Au fur et à mesure de l’audience, c’est un profil psychiatrique que tentent d’établir les magistrats, avec difficulté tant la prévenue est mutique. Elle exprime difficilement "un appel à l’aide" et le "soutien" de son père qu’elle recherche. Le psychiatre nuance cette tentative de justification et évoque "un fond pyromane" dans l’expertise qu’il a remise au tribunal. Le président rappelle que "les pyromanes sont souvent des personnes socialement bien intégrées". Comme Marine S., 23 ans, titulaire du galop 7 - le plus haut diplôme pour un cavalier -, propriétaire de son cheval et qui souhaite ouvrir, avec une amie, un refuge pour animaux. "Vous n’êtes plus une enfant, tonne le président, vous aviez d’autres choses à faire pour parler à votre père."
L’assesseure lui demande : "Vous n’avez pas eu peur d’aller en prison ?" "Si." "Alors pourquoi avoir continué ?" La jeune femme hausse les épaules.
"Ce qui fait peur c’est la gradation"
Le procureur évoque une "affaire faite d’apparence et de réalité". "On se rend compte que madame a 1285 amis sur un réseau social, c’est l’apparence d’une personne qui rit. Là, vous avez devant vous une personne qui pleure. Ce qui fait peur, c’est la gradation, de l’étiquette à ce brasier énorme avec un préjudice qu’elle mettra son existence à régler. Ce n’est pas avec des followers qu’elle y parviendra." Le ministère public reconnaît cependant "un trouble de la personnalité''. "Pour les pyromanes, détruire ce qui nous entoure c’est plus facile que de se laisser consumer à petit feu par nos problèmes."
L’avocat de la défense estime l’analyse psychiatrique "décevante". "Il n’y a pas d’explication car en vérité elle ne sait toujours pas pourquoi. Ce sont des passages à l’acte : le psychiatre parle d’état névrotique. On n’a qu’un début d’explication. Pour qu’elle comprenne ce qu’elle a fait, iI faut une obligation de soin mais celle-ci n’est pas compatible avec de l’emprisonnement ferme. Madame n’en est qu’au début, c’est un travail qui sera long. Les faits sont conscrits dans le temps, il n’y a rien eu avant et après. Depuis quatre mois, elle suit son contrôle judiciaire et ses soins. Il n’y aura pas de réitération d’acte, cela ne requiert pas d’emprisonnement ferme."

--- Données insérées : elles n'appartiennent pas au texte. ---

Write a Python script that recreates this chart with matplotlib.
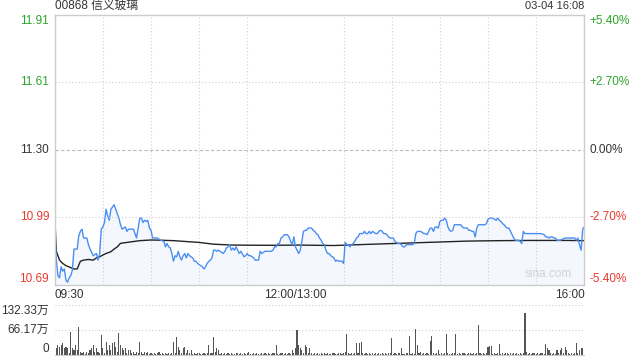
import matplotlib
matplotlib.use("Agg")
import matplotlib.pyplot as plt

plt.rcParams["font.family"] = ["Liberation Sans", "Noto Sans CJK SC", "DejaVu Sans"]

# ---- data (minute index from 09:30, lunch removed) ----
title = "00868 信义玻璃"
stamp = "03-04 16:08"
prev_close = 11.30

price_min = [0, 1, 2, 3, 4, 5, 6, 7, 8, 9, 10, 11, 12, 14, 15, 16, 17, 18, 20, 21,
             22, 24, 26, 27, 28, 29, 30, 31, 32, 33, 34, 35, 37, 38, 40, 41, 42, 44, 45, 46,
             48, 49, 51, 53, 54, 55, 56, 57, 58, 59, 60, 61, 64, 66, 68, 69, 70, 71, 72, 73,
             74, 75, 76, 77, 78, 79, 80, 81, 82, 83, 84, 85, 86, 87, 88, 89, 90, 92, 93, 94,
             95, 96, 97, 98, 99, 100, 101, 102, 103, 105, 106, 107, 108, 109, 110, 111, 112, 113, 114, 115,
             116, 118, 119, 120, 121, 122, 123, 124, 125, 126, 127, 128, 129, 131, 133, 135, 136, 137, 138, 139,
             140, 141, 142, 143, 145, 146, 147, 148, 149, 150, 151, 152, 153, 154, 155, 156, 157, 158, 160, 161,
             162, 163, 164, 165, 166, 167, 168, 169, 170, 171, 172, 174, 175, 176, 177, 178, 179, 180, 181, 182,
             183, 184, 185, 186, 187, 188, 189, 190, 192, 193, 194, 195, 196, 197, 198, 200, 201, 202, 203, 204,
             205, 206, 207, 208, 209, 211, 212, 214, 215, 216, 217, 218, 219, 221, 223, 224, 225, 226, 228, 230,
             231, 232, 233, 234, 235, 236, 237, 238, 239, 240, 241, 242, 243, 244, 245, 246, 247, 248, 249, 250,
             252, 253, 254, 255, 256, 257, 258, 259, 260, 261, 262, 263, 264, 266, 268, 269, 270, 271, 273, 274,
             275, 276, 277, 278, 279, 280, 281, 282, 283, 284, 285, 286, 287, 288, 289, 290, 291, 292, 293, 295,
             297, 299, 301, 303, 305, 306, 307, 308, 309, 310, 311, 312, 313, 315, 318, 322, 324, 325, 326, 327,
             328, 329, 330]
price = [10.90, 10.80, 10.73, 10.72, 10.77, 10.75, 10.76, 10.71, 10.70, 10.72, 10.73, 10.755, 10.85, 10.85, 10.91, 10.93, 10.94, 10.90, 10.90, 10.87,
         10.85, 10.82, 10.83, 10.80, 10.83, 10.94, 10.95, 10.97, 11.03, 11.00, 10.98, 11.03, 11.05, 11.03, 10.99, 10.96, 10.94, 10.95, 10.93, 10.94,
         10.94, 10.94, 10.90, 10.99, 10.99, 10.97, 10.98, 10.975, 10.98, 10.945, 10.935, 10.90, 10.90, 10.89, 10.885, 10.86, 10.875, 10.86, 10.855, 10.83,
         10.795, 10.82, 10.815, 10.84, 10.815, 10.80, 10.82, 10.83, 10.81, 10.83, 10.82, 10.815, 10.81, 10.795, 10.795, 10.785, 10.78, 10.77, 10.76, 10.77,
         10.785, 10.795, 10.80, 10.81, 10.845, 10.845, 10.84, 10.845, 10.84, 10.83, 10.84, 10.855, 10.86, 10.87, 10.845, 10.855, 10.845, 10.86, 10.845, 10.83,
         10.84, 10.815, 10.82, 10.83, 10.82, 10.82, 10.815, 10.81, 10.80, 10.80, 10.80, 10.84, 10.83, 10.84, 10.84, 10.84, 10.845, 10.86, 10.86, 10.875,
         10.875, 10.90, 10.905, 10.915, 10.915, 10.905, 10.885, 10.87, 10.905, 10.86, 10.845, 10.83, 10.845, 10.885, 10.93, 10.935, 10.935, 10.945, 10.945, 10.935,
         10.93, 10.92, 10.915, 10.90, 10.89, 10.875, 10.87, 10.845, 10.83, 10.83, 10.82, 10.81, 10.795, 10.80, 10.795, 10.795, 10.795, 10.785, 10.88, 10.87,
         10.87, 10.86, 10.87, 10.875, 10.885, 10.90, 10.905, 10.92, 10.92, 10.93, 10.92, 10.92, 10.93, 10.92, 10.93, 10.92, 10.92, 10.93, 10.935, 10.93,
         10.92, 10.92, 10.915, 10.905, 10.90, 10.90, 10.885, 10.875, 10.875, 10.87, 10.86, 10.86, 10.87, 10.87, 10.87, 10.875, 10.92, 10.93, 10.93, 10.92,
         10.92, 10.915, 10.93, 10.945, 10.945, 10.93, 10.95, 10.95, 10.945, 10.975, 10.98, 10.98, 10.99, 10.98, 10.95, 10.935, 10.93, 10.935, 10.96, 10.96,
         10.96, 10.96, 10.95, 10.945, 10.945, 10.945, 10.935, 10.935, 10.93, 10.93, 10.905, 10.945, 10.96, 10.96, 10.96, 10.965, 10.985, 10.99, 10.99, 10.985,
         10.98, 10.99, 10.98, 10.975, 10.965, 10.96, 10.95, 10.945, 10.945, 10.93, 10.915, 10.90, 10.89, 10.89, 10.89, 10.885, 10.875, 10.93, 10.92, 10.92,
         10.92, 10.92, 10.92, 10.92, 10.915, 10.905, 10.905, 10.90, 10.905, 10.905, 10.90, 10.90, 10.89, 10.89, 10.90, 10.90, 10.90, 10.89, 10.90, 10.87,
         10.845, 10.94, 10.95]

avg_min = [0, 1, 3, 5, 7, 10, 12, 14, 16, 18, 21, 24, 26, 28, 30, 32, 35, 37, 39, 41,
           45, 49, 53, 60, 66, 74, 82, 90, 99, 111, 132, 153, 174, 194, 215, 236, 257, 277, 298, 319,
           330]
avg_price = [11.00, 10.84, 10.80, 10.785, 10.775, 10.766, 10.76, 10.76, 10.795, 10.80, 10.803, 10.80, 10.81, 10.815, 10.823, 10.83, 10.838, 10.85, 10.86, 10.876,
             10.88, 10.884, 10.888, 10.891, 10.89, 10.888, 10.884, 10.88, 10.872, 10.868, 10.867, 10.868, 10.866, 10.871, 10.876, 10.881, 10.886, 10.888, 10.889, 10.889,
             10.888]

# volume per minute, in 万 shares
volume = [13, 18, 26, 22, 26, 31, 18, 22, 18, 5,
          62, 18, 13, 26, 13, 75, 9, 4, 9, 3,
          9, 4, 13, 18, 26, 9, 18, 9, 5, 53,
          18, 6, 35, 13, 26, 13, 31, 35, 22, 8,
          57, 26, 18, 13, 18, 6, 13, 13, 4, 9,
          3, 9, 4, 35, 8, 3, 8, 4, 8, 3,
          5, 3, 6, 2, 4, 7, 3, 5, 2, 6,
          3, 4, 2, 5, 35, 6, 48, 22, 13, 5,
          18, 22, 5, 13, 4, 13, 3, 6, 2, 4,
          5, 2, 3, 6, 2, 4, 26, 5, 6, 48,
          8, 18, 13, 3, 5, 2, 6, 3, 4, 2,
          5, 3, 2, 6, 4, 2, 5, 3, 6, 2,
          4, 7, 2, 3, 5, 2, 6, 3, 2, 4,
          3, 5, 2, 6, 3, 2, 4, 5, 26, 3,
          2, 6, 4, 3, 5, 2, 6, 3, 13, 6,
          18, 66, 26, 18, 13, 5, 26, 22, 6, 18,
          4, 2, 5, 3, 6, 2, 4, 3, 5, 2,
          6, 3, 2, 4, 5, 3, 2, 6, 4, 3,
          5, 8, 56, 4, 3, 6, 2, 5, 31, 6,
          33, 35, 4, 2, 5, 3, 6, 2, 4, 3,
          5, 2, 6, 3, 4, 2, 5, 3, 6, 4,
          44, 3, 5, 2, 4, 6, 18, 3, 2, 5,
          4, 50, 3, 6, 2, 69, 26, 4, 8, 3,
          5, 2, 6, 3, 38, 50, 4, 2, 5, 13,
          3, 6, 2, 4, 56, 5, 3, 2, 6, 4,
          56, 3, 5, 2, 4, 6, 3, 2, 5, 4,
          3, 6, 2, 5, 79, 4, 3, 6, 2, 5,
          22, 24, 25, 3, 4, 2, 6, 29, 3, 5,
          2, 4, 6, 3, 5, 2, 4, 3, 6, 2,
          5, 3, 4, 110, 8, 3, 5, 2, 6, 4,
          3, 5, 2, 4, 6, 3, 29, 18, 13, 4,
          2, 5, 3, 13, 4, 13, 18, 5, 22, 13,
          4, 3, 6, 2, 5, 31, 5, 13, 18, 18,
          132.33]

price_labels = ["11.91", "11.61", "11.30", "10.99", "10.69"]
pct_labels = ["+5.40%", "+2.70%", "0.00%", "-2.70%", "-5.40%"]
vol_ticks = [0, 66.17, 132.33]
vol_labels = ["0", "66.17万", "132.33万"]
time_ticks = [0, 150, 330]
time_labels = ["09:30", "12:00/13:00", "16:00"]

GREEN = "#2aa52a"
RED = "#e8392e"
DARK = "#333333"
GRID = "#cfcfcf"
BLUE = "#4a8ef2"

fig = plt.figure(figsize=(6.4, 3.6), dpi=100)
ax = fig.add_axes([0.0855, 0.2097, 0.8275, 0.75])
axv = fig.add_axes([0.0855, 0.0139, 0.8275, 0.1389])

# ---- price panel ----
lo = prev_close * (1 - 0.054)
hi = prev_close * (1 + 0.054)
ax.set_xlim(0, 330)
ax.set_ylim(lo, hi)
ax.fill_between(price_min, price, lo, color=BLUE, alpha=0.06, lw=0)
ax.plot(avg_min, avg_price, color="#222222", lw=1.0)
ax.plot(price_min, price, color=BLUE, lw=1.0)

for s in ax.spines.values():
    s.set_color("#cccccc")
    s.set_linewidth(1.0)

ax.set_xticks(range(30, 330, 30), minor=True)
ax.grid(True, which="minor", axis="x", color=GRID, ls=(0, (1, 2)), lw=0.8)
for t in [prev_close * 1.027, prev_close * 0.973]:
    ax.axhline(t, color=GRID, ls=(0, (1, 2)), lw=0.8)
ax.axhline(prev_close, color="#bbbbbb", ls=(0, (3, 2)), lw=0.8)

ax.set_xticks(time_ticks)
ax.set_xticklabels(time_labels, fontsize=8.5, color=DARK)
for lab, ha in zip(ax.get_xticklabels(), ["left", "center", "right"]):
    lab.set_ha(ha)
ax.tick_params(axis="both", which="both", length=0)
ax.tick_params(axis="x", pad=3)

tick_pos = [hi, prev_close * 1.027, prev_close, prev_close * 0.973, lo]
colors = [GREEN, GREEN, DARK, RED, RED]
vas = ["top", "center", "center", "center", "bottom"]
ax.set_yticks(tick_pos)
ax.set_yticklabels(price_labels, fontsize=8.5)
ax.tick_params(axis="y", pad=4)
for lab, c, va in zip(ax.get_yticklabels(), colors, vas):
    lab.set_color(c)
    lab.set_va(va)

axr = ax.twinx()
axr.set_ylim(lo, hi)
axr.set_yticks(tick_pos)
axr.set_yticklabels(pct_labels, fontsize=8.5)
axr.tick_params(axis="y", length=0, pad=4)
for s in axr.spines.values():
    s.set_visible(False)
for lab, c, va in zip(axr.get_yticklabels(), colors, vas):
    lab.set_color(c)
    lab.set_va(va)

ax.text(0.0, 1.012, title, transform=ax.transAxes, fontsize=8.5, color=DARK,
        ha="left", va="bottom")
ax.text(1.0, 1.012, stamp, transform=ax.transAxes, fontsize=8, color=DARK,
        ha="right", va="bottom")
ax.text(0.977, 0.015, "sina.com", transform=ax.transAxes, fontsize=8.5,
        color="#d0d0d0", ha="right", va="bottom")

# ---- volume panel ----
axv.bar(range(len(volume)), volume, width=0.7, color="#555555", lw=0)
axv.set_xlim(0, 330)
axv.set_ylim(0, 132.33)
for s in ["left", "right", "top"]:
    axv.spines[s].set_visible(False)
axv.spines["bottom"].set_color("#cccccc")
axv.set_xticks([])
axv.set_yticks(vol_ticks)
axv.set_yticklabels(vol_labels, fontsize=8.5, color=DARK)
axv.tick_params(axis="y", length=0, pad=4)
for lab, va in zip(axv.get_yticklabels(), ["bottom", "center", "top"]):
    lab.set_va(va)
axv.grid(True, axis="y", color=GRID, ls=(0, (1, 2)), lw=0.8)
axv.set_axisbelow(True)

fig.savefig("out.png", dpi=100)
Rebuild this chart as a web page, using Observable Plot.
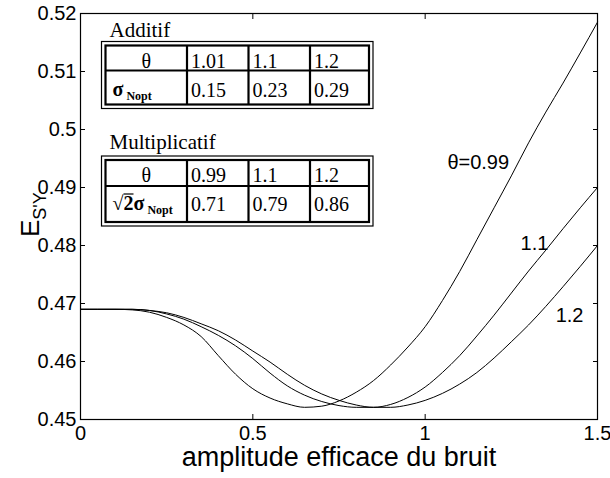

Quatre ans de prison et une grosse indemnité
Le tribunal décide finalement de suivre les recommandations du parquet et condamne la prévenue à quatre ans de prison dont trois en sursis probatoire, avec une obligation de travailler et de suivre des soins. "Cette année de prison n’est pas aménageable de suite, ce bracelet électronique vous allez devoir montrer que vous en êtes digne", conclut le président. En attendant de connaître le montant final des dégâts, la jeune femme est également condamnée à verser une réparation d’un montant de 200 000 euros aux parties civiles.